Maybe but would such advanced technology look borked?
Please don't try to find lazy lore explainations for broken lighting. The Devs already admited that the lighting is not working as intended.
sure the lighting is not perfect, but no game has perfect lighting, likewise lots of people have crap eyesight at night IRL anyway, likewise anyone who has spent significant amounts of time outside in the middle of nowhere at night when there is a clear sky any no moon can attest that is not as dark as many people think, go to places where there is less light absorbing plants etc or they are covered in snow, or there are no plants just barren light sand/earth and again its lighter than the likes of say the rich green-ness of the UK at an equivalent time on a clear night, throw the moon into the mix and things get much brighter, to the point shadows will be cast be objects from the "moonlight" which you can easily see.
now if we were to travel the stars like in ED, one of the most basic (besides oxygen and life support and food etc etc) prerequisites would be a means to cope with the vast ranges of light and UV etc, which range from the incredibly bright to the dark (far darker than here on earth [unless your underground or in a windowless box]), now the technology to cope with the incredibly bright is nothing new, given a high amperage welding arc puts out more localised light, heat and IR/UV than the sun dose, weld for 1/2 an hour with exposed skin, that skin will be like you spent the day out in the sun and within a couple of hours is starting to peal, yet the technology to protect your eyes from photokeratitis using auto-darkening welding masks is <$200 mass market technology with reaction times of 1/20000th second or less, which has a darkening range from near fully transparent like looking through a normal bit of clear thick plastic to near fully dark, so if you were to look up at the sun you would not see it, unless you manual adjust the threshold down (normal range is shade 8 or 9 through to 13 to 16).

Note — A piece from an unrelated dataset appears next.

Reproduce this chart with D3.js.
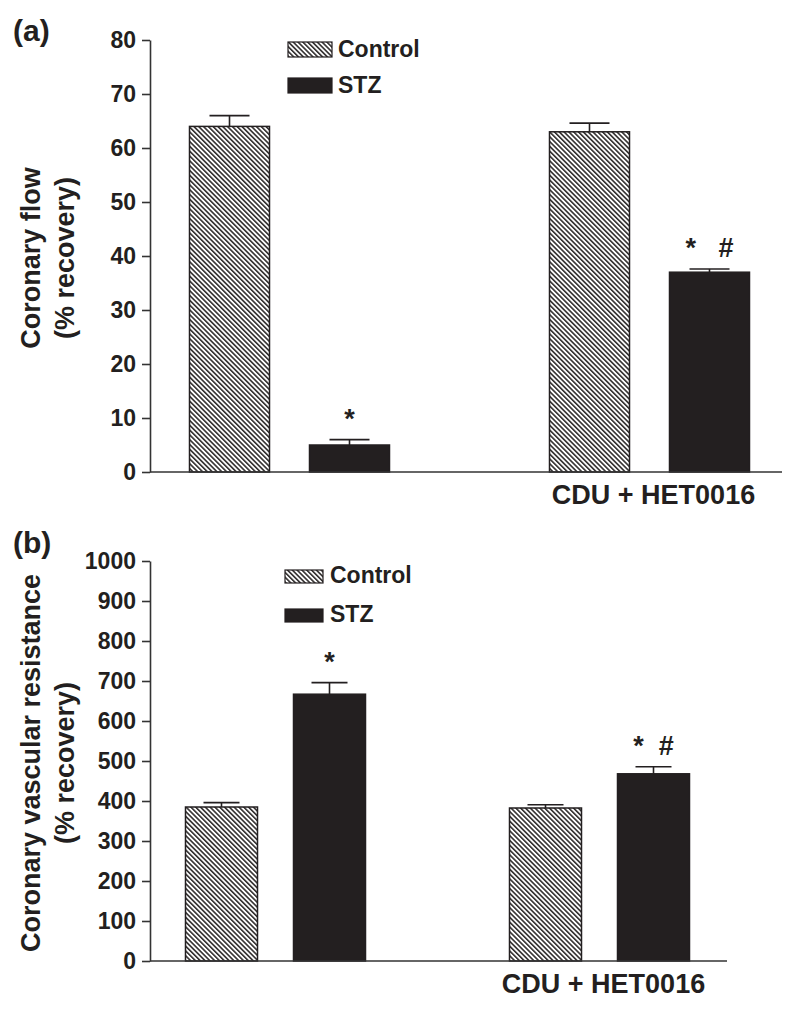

after all photokeratitis is nothing new relatively speaking in other than name, regardless of if you were the Inuit of north America and Siberia or the Sámi of northern Scandinavia and Finland sporting the latest in whalebone or driftwood technology to cope with snow/ice/water blindness, or the hot desert dowelling peoples sporting dark pigments smeared under and above the eye to cut down glare from the sand/parched barren earth.
now granted making thing lighter is somewhat harder, and that currant technologies are a collection of individual ones from light intensifying like night vision, to thermal IR with WH/BH greyscale or colour intensity, but there is no reason not to believe given the advancements of the last 130 years that the next 1200 or so years aren't going to see this tech amalgamated into a helmet visor that can transition to dark like welding mask using LCD and photovoltaics giving clear to dark, while also being able to use light intensification and thermal IR to render an intensified real time true colour image on the said visor using its inbuilt LCD elements in the visor.
after all we do have the paradox that we are playing ED on monitors using an RGB scale, so whey shouldn't there be an RGB like LCD hue to what we see in the game-world that can auto lighten/darken to cope with our environment, rather than being dark age luddite plebs with little comprehension of yesterdays technology yet alone to possibilities given 1000 or more years.